> **Given request**: Write the data out again exactly, dropping any images it holds.

··· Source material ···

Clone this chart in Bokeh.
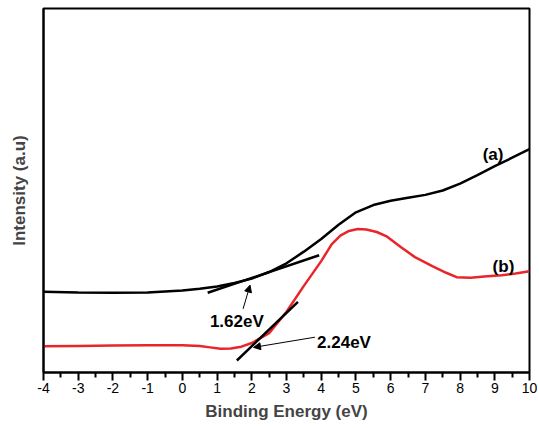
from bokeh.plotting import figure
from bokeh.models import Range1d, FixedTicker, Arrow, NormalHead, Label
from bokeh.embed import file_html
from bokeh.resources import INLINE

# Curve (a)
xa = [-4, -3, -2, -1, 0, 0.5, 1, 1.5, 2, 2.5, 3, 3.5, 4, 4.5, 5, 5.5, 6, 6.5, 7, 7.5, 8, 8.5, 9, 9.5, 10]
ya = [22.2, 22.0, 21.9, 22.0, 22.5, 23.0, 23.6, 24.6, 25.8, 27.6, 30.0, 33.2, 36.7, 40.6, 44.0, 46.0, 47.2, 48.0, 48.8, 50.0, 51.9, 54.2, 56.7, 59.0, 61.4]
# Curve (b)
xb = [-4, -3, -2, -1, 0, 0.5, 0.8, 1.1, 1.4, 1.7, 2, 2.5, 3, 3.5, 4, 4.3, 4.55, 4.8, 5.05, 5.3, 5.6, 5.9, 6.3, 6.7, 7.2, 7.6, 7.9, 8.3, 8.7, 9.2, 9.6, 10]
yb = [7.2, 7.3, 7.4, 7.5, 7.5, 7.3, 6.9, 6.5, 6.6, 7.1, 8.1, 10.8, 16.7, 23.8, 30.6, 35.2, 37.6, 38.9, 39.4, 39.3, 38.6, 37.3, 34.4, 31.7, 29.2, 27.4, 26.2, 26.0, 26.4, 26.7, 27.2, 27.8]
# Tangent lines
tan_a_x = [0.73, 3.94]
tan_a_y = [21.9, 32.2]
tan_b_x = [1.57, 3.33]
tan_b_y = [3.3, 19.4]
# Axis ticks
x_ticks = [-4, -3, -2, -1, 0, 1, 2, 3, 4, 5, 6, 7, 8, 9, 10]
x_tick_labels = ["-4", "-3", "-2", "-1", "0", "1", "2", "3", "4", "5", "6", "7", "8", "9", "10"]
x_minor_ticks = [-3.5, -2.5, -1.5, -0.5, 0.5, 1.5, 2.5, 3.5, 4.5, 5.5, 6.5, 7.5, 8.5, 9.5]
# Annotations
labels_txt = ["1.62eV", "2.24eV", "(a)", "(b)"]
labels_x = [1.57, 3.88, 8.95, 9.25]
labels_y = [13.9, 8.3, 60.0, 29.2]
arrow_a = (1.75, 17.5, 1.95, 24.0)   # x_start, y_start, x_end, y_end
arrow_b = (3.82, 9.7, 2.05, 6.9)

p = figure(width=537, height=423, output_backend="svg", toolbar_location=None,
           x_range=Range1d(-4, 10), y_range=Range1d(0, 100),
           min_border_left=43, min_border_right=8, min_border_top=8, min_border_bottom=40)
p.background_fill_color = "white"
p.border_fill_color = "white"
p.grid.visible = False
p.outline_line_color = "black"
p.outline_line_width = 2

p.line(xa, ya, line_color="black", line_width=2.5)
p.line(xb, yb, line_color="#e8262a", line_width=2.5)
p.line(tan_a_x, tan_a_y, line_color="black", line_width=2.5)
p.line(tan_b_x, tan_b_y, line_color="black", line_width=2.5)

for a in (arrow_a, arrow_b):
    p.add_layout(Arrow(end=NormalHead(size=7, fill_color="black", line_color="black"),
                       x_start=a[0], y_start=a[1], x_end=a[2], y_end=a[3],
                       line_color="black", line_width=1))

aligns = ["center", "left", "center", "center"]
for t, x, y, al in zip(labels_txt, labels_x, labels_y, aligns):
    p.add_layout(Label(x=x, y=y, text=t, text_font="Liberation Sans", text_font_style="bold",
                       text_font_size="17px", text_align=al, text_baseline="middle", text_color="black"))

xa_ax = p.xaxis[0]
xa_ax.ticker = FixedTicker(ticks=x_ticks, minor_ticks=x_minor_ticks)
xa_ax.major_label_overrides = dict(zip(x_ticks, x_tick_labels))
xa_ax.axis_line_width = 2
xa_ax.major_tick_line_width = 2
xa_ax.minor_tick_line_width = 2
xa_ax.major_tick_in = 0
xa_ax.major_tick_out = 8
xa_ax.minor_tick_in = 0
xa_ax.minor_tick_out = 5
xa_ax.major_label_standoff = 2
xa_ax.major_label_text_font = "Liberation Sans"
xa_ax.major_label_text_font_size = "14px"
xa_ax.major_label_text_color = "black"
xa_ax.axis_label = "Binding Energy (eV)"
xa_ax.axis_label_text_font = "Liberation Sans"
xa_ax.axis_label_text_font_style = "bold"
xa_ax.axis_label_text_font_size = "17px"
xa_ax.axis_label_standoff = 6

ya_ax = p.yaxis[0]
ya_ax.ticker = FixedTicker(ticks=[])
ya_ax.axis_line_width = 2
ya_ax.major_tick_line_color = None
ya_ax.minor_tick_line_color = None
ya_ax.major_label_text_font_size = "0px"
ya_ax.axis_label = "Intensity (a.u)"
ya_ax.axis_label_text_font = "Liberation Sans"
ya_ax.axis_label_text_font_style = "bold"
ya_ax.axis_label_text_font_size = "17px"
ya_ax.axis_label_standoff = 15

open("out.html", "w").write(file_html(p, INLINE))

···

> **Correct result**:
Clone this chart in Bokeh.
from bokeh.plotting import figure
from bokeh.models import Range1d, FixedTicker, Arrow, NormalHead, Label
from bokeh.embed import file_html
from bokeh.resources import INLINE

# Curve (a)
xa = [-4, -3, -2, -1, 0, 0.5, 1, 1.5, 2, 2.5, 3, 3.5, 4, 4.5, 5, 5.5, 6, 6.5, 7, 7.5, 8, 8.5, 9, 9.5, 10]
ya = [22.2, 22.0, 21.9, 22.0, 22.5, 23.0, 23.6, 24.6, 25.8, 27.6, 30.0, 33.2, 36.7, 40.6, 44.0, 46.0, 47.2, 48.0, 48.8, 50.0, 51.9, 54.2, 56.7, 59.0, 61.4]
# Curve (b)
xb = [-4, -3, -2, -1, 0, 0.5, 0.8, 1.1, 1.4, 1.7, 2, 2.5, 3, 3.5, 4, 4.3, 4.55, 4.8, 5.05, 5.3, 5.6, 5.9, 6.3, 6.7, 7.2, 7.6, 7.9, 8.3, 8.7, 9.2, 9.6, 10]
yb = [7.2, 7.3, 7.4, 7.5, 7.5, 7.3, 6.9, 6.5, 6.6, 7.1, 8.1, 10.8, 16.7, 23.8, 30.6, 35.2, 37.6, 38.9, 39.4, 39.3, 38.6, 37.3, 34.4, 31.7, 29.2, 27.4, 26.2, 26.0, 26.4, 26.7, 27.2, 27.8]
# Tangent lines
tan_a_x = [0.73, 3.94]
tan_a_y = [21.9, 32.2]
tan_b_x = [1.57, 3.33]
tan_b_y = [3.3, 19.4]
# Axis ticks
x_ticks = [-4, -3, -2, -1, 0, 1, 2, 3, 4, 5, 6, 7, 8, 9, 10]
x_tick_labels = ["-4", "-3", "-2", "-1", "0", "1", "2", "3", "4", "5", "6", "7", "8", "9", "10"]
x_minor_ticks = [-3.5, -2.5, -1.5, -0.5, 0.5, 1.5, 2.5, 3.5, 4.5, 5.5, 6.5, 7.5, 8.5, 9.5]
# Annotations
labels_txt = ["1.62eV", "2.24eV", "(a)", "(b)"]
labels_x = [1.57, 3.88, 8.95, 9.25]
labels_y = [13.9, 8.3, 60.0, 29.2]
arrow_a = (1.75, 17.5, 1.95, 24.0)   # x_start, y_start, x_end, y_end
arrow_b = (3.82, 9.7, 2.05, 6.9)

p = figure(width=537, height=423, output_backend="svg", toolbar_location=None,
           x_range=Range1d(-4, 10), y_range=Range1d(0, 100),
           min_border_left=43, min_border_right=8, min_border_top=8, min_border_bottom=40)
p.background_fill_color = "white"
p.border_fill_color = "white"
p.grid.visible = False
p.outline_line_color = "black"
p.outline_line_width = 2

p.line(xa, ya, line_color="black", line_width=2.5)
p.line(xb, yb, line_color="#e8262a", line_width=2.5)
p.line(tan_a_x, tan_a_y, line_color="black", line_width=2.5)
p.line(tan_b_x, tan_b_y, line_color="black", line_width=2.5)

for a in (arrow_a, arrow_b):
    p.add_layout(Arrow(end=NormalHead(size=7, fill_color="black", line_color="black"),
                       x_start=a[0], y_start=a[1], x_end=a[2], y_end=a[3],
                       line_color="black", line_width=1))

aligns = ["center", "left", "center", "center"]
for t, x, y, al in zip(labels_txt, labels_x, labels_y, aligns):
    p.add_layout(Label(x=x, y=y, text=t, text_font="Liberation Sans", text_font_style="bold",
                       text_font_size="17px", text_align=al, text_baseline="middle", text_color="black"))

xa_ax = p.xaxis[0]
xa_ax.ticker = FixedTicker(ticks=x_ticks, minor_ticks=x_minor_ticks)
xa_ax.major_label_overrides = dict(zip(x_ticks, x_tick_labels))
xa_ax.axis_line_width = 2
xa_ax.major_tick_line_width = 2
xa_ax.minor_tick_line_width = 2
xa_ax.major_tick_in = 0
xa_ax.major_tick_out = 8
xa_ax.minor_tick_in = 0
xa_ax.minor_tick_out = 5
xa_ax.major_label_standoff = 2
xa_ax.major_label_text_font = "Liberation Sans"
xa_ax.major_label_text_font_size = "14px"
xa_ax.major_label_text_color = "black"
xa_ax.axis_label = "Binding Energy (eV)"
xa_ax.axis_label_text_font = "Liberation Sans"
xa_ax.axis_label_text_font_style = "bold"
xa_ax.axis_label_text_font_size = "17px"
xa_ax.axis_label_standoff = 6

ya_ax = p.yaxis[0]
ya_ax.ticker = FixedTicker(ticks=[])
ya_ax.axis_line_width = 2
ya_ax.major_tick_line_color = None
ya_ax.minor_tick_line_color = None
ya_ax.major_label_text_font_size = "0px"
ya_ax.axis_label = "Intensity (a.u)"
ya_ax.axis_label_text_font = "Liberation Sans"
ya_ax.axis_label_text_font_style = "bold"
ya_ax.axis_label_text_font_size = "17px"
ya_ax.axis_label_standoff = 15

open("out.html", "w").write(file_html(p, INLINE))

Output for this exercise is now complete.